Seven And Nine Call A Truce, Agree To Quit Copying Each Other’s Reality Shows

Last month, Channel Seven announced that they were straight-up pulling the new, already-shot season of their home reno show House Rules from the schedule, on the basis that it just couldn’t compete with Nine‘s similar show The Block.

Seven’s programming chief Angus Ross referred to the situation, perhaps generously, as “genre matching”, and said that putting their show in direct competition with Nine’s would not result in good outcomes for the network or its audience.
There has been so much “genre matching” going on between the two that Ross and his Nine counterpart Andrew Blackwell recently called a truce, admitting, more or less, that launching competing, copycat shows has not paid dividends for either. 
Earlier this year, in another fairly ugly ratings stoush, Seven and Nine programmed rival cooking shows Restaurant Revolution and The Hotplate against each-other. 
The Hotplate was so similar to Seven’s hit My Kitchen Rules, right down to the resemblance between judges Manu Feildel and Scott Pickett, that before it aired, they they actually tried to take Nine to court for copyright infringement
Nine’s Hotplate ultimately beat Seven’s Revolution in the ratings, then in an act of spite, Seven yanked their show from its timeslot and replaced it with a compilation YouTube cat videos, a ploy so successful they got away with it three times.
Nine’s Blackwell recently admitted that the network used Reno Rumble, a show from the makers of The Block and featuring several Block cast-members, deliberately to hurt Seven’s ratings for House Rules.
While Reno Rumble did manage to steal some of the House Rules audience, ratings were still not fantastic.
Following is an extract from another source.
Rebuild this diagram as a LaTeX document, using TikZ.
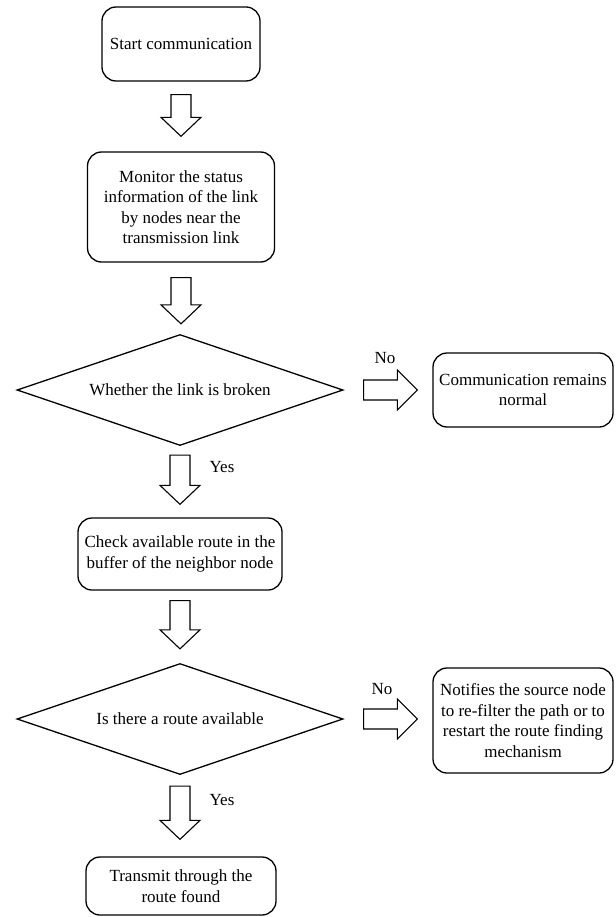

Now, the two networks seem to have reached an uneasy peace, with both saying that the copying will end.
Blackwell said:
“We have to get to a situation as an industry where we stop fighting each other. Seven and Nine are not enemies. Our main challenge is to stop the audience fragmentation. We should make free to air TV the best product possible so we stop viewers drifting to pay TV, online and to the streaming services. While I’m not suggesting we should collaborate, we should not constantly work against each other. This constant head-to-head programming is damaging for all the networks. There are no winners out of it. I’d like to see it over. We certainly have plans next year to avoid this situation, and in the end, the viewers will be the big winners.”

The new season of House Rules will air at some point next year, in a non-Block dominated timeslot. What this means for the future of reality TV in Australia, we can but imagine.